--- Supplied material ---

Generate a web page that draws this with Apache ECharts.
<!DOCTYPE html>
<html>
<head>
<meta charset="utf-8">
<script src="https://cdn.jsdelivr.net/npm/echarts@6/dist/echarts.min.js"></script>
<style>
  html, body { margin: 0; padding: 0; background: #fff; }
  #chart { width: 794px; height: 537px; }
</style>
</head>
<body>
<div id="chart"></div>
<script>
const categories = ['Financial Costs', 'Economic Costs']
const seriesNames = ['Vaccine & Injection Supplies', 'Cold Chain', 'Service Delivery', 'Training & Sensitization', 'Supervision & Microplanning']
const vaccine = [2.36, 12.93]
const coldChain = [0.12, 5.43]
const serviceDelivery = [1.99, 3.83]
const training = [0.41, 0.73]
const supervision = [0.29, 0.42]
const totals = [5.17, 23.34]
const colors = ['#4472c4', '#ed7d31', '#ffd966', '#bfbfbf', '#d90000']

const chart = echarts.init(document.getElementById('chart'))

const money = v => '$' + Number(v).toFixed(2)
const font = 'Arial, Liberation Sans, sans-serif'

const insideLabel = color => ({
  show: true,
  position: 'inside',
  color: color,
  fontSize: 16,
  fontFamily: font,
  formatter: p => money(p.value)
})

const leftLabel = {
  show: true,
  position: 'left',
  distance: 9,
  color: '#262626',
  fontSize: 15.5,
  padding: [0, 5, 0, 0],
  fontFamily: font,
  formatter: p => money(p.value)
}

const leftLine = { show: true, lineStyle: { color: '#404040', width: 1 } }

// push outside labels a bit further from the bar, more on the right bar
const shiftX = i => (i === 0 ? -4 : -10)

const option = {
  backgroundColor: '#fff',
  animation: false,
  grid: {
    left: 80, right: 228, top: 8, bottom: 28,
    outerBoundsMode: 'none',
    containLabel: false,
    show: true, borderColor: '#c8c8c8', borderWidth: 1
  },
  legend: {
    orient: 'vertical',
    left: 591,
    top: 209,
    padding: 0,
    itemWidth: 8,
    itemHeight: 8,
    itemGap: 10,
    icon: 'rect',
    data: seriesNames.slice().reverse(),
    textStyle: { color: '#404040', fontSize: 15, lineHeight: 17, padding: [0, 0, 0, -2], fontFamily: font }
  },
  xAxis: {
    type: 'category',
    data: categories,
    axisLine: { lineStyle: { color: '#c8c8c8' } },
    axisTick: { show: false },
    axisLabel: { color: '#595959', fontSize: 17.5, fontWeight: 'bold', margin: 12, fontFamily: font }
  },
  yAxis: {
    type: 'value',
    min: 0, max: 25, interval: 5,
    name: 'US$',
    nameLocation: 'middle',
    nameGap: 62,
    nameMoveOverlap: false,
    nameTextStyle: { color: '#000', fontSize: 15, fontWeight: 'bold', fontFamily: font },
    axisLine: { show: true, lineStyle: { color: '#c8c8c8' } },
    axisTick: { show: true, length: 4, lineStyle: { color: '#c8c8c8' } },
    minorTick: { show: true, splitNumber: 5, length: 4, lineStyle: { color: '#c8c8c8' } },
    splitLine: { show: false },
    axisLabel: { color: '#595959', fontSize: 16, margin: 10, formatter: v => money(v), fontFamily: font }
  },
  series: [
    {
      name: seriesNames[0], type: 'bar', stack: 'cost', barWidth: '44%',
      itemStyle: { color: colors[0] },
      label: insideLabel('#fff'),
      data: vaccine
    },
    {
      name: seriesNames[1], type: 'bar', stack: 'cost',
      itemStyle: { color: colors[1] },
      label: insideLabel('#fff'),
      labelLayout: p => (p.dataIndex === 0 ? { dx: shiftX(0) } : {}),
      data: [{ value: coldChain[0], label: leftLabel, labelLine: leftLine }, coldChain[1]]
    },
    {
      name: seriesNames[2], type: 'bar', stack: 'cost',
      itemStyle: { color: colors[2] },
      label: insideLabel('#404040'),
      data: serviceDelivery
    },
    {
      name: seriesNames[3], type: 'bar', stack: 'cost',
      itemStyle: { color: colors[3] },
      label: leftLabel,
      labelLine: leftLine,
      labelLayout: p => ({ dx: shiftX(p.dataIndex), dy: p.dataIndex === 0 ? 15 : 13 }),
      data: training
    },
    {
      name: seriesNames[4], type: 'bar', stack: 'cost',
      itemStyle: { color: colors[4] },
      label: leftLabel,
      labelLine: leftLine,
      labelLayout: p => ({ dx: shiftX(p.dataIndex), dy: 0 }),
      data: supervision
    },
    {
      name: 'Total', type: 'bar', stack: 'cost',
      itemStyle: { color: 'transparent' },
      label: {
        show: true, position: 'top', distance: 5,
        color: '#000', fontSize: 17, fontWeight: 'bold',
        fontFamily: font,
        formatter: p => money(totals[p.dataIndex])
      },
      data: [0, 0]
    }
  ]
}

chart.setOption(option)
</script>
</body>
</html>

---
--- Supplied material ---

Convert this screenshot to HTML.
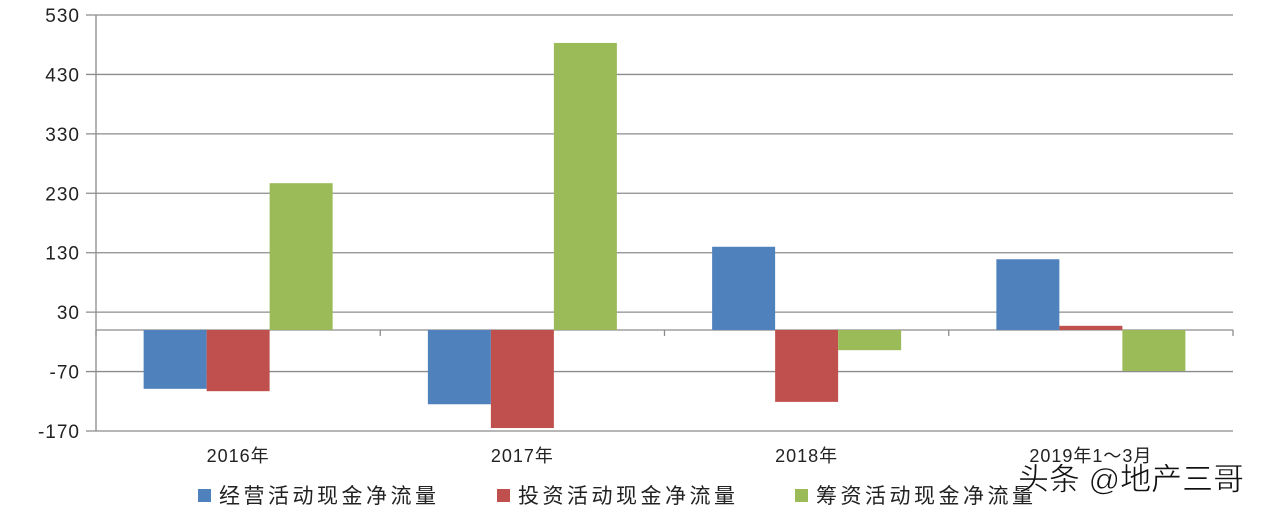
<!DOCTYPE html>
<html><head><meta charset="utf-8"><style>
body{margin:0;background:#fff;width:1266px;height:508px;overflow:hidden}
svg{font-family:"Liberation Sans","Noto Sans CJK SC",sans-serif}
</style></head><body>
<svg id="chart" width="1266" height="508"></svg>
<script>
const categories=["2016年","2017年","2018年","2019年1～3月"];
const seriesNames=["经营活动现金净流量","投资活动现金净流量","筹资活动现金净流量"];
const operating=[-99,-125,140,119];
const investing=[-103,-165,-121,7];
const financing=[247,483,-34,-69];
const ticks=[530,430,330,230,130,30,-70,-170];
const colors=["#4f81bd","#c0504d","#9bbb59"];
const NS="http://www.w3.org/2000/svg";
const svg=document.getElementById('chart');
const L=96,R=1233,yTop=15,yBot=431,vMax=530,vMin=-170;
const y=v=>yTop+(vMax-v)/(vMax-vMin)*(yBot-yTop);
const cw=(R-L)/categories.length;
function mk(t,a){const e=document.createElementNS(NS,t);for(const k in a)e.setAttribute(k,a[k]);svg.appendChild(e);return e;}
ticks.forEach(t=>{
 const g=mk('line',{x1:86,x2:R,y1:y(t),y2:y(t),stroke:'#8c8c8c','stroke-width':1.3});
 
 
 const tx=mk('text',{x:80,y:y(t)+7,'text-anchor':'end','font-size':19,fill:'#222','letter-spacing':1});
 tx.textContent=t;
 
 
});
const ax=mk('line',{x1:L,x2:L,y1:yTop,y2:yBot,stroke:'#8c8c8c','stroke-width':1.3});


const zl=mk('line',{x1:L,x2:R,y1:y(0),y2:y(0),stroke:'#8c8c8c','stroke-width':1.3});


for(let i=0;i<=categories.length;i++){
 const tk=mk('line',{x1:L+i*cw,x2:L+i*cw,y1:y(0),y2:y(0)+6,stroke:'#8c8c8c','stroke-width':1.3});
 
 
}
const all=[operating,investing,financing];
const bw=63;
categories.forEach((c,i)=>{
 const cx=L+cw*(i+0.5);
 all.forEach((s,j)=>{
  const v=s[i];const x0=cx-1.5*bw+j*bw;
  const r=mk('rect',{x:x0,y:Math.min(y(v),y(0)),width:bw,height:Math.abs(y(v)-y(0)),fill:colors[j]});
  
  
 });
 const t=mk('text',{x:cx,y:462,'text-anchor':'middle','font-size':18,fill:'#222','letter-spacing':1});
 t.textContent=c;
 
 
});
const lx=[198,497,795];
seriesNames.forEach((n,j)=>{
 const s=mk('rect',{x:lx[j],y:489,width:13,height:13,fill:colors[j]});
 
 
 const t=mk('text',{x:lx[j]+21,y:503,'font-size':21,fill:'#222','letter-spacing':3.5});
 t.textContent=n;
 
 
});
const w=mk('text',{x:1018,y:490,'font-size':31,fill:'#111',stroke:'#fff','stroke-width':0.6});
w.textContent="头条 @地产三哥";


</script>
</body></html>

---

=== Requirements ===
Start with the line that holds "Generate a web" and finish with the line that holds "const font = 'Arial, Liberation". Transcribe each line in between exactly, and those two as well.

=== Expected answer ===
Generate a web page that draws this with Apache ECharts.
<!DOCTYPE html>
<html>
<head>
<meta charset="utf-8">
<script src="https://cdn.jsdelivr.net/npm/echarts@6/dist/echarts.min.js"></script>
<style>
  html, body { margin: 0; padding: 0; background: #fff; }
  #chart { width: 794px; height: 537px; }
</style>
</head>
<body>
<div id="chart"></div>
<script>
const categories = ['Financial Costs', 'Economic Costs']
const seriesNames = ['Vaccine & Injection Supplies', 'Cold Chain', 'Service Delivery', 'Training & Sensitization', 'Supervision & Microplanning']
const vaccine = [2.36, 12.93]
const coldChain = [0.12, 5.43]
const serviceDelivery = [1.99, 3.83]
const training = [0.41, 0.73]
const supervision = [0.29, 0.42]
const totals = [5.17, 23.34]
const colors = ['#4472c4', '#ed7d31', '#ffd966', '#bfbfbf', '#d90000']

const chart = echarts.init(document.getElementById('chart'))

const money = v => '$' + Number(v).toFixed(2)
const font = 'Arial, Liberation Sans, sans-serif'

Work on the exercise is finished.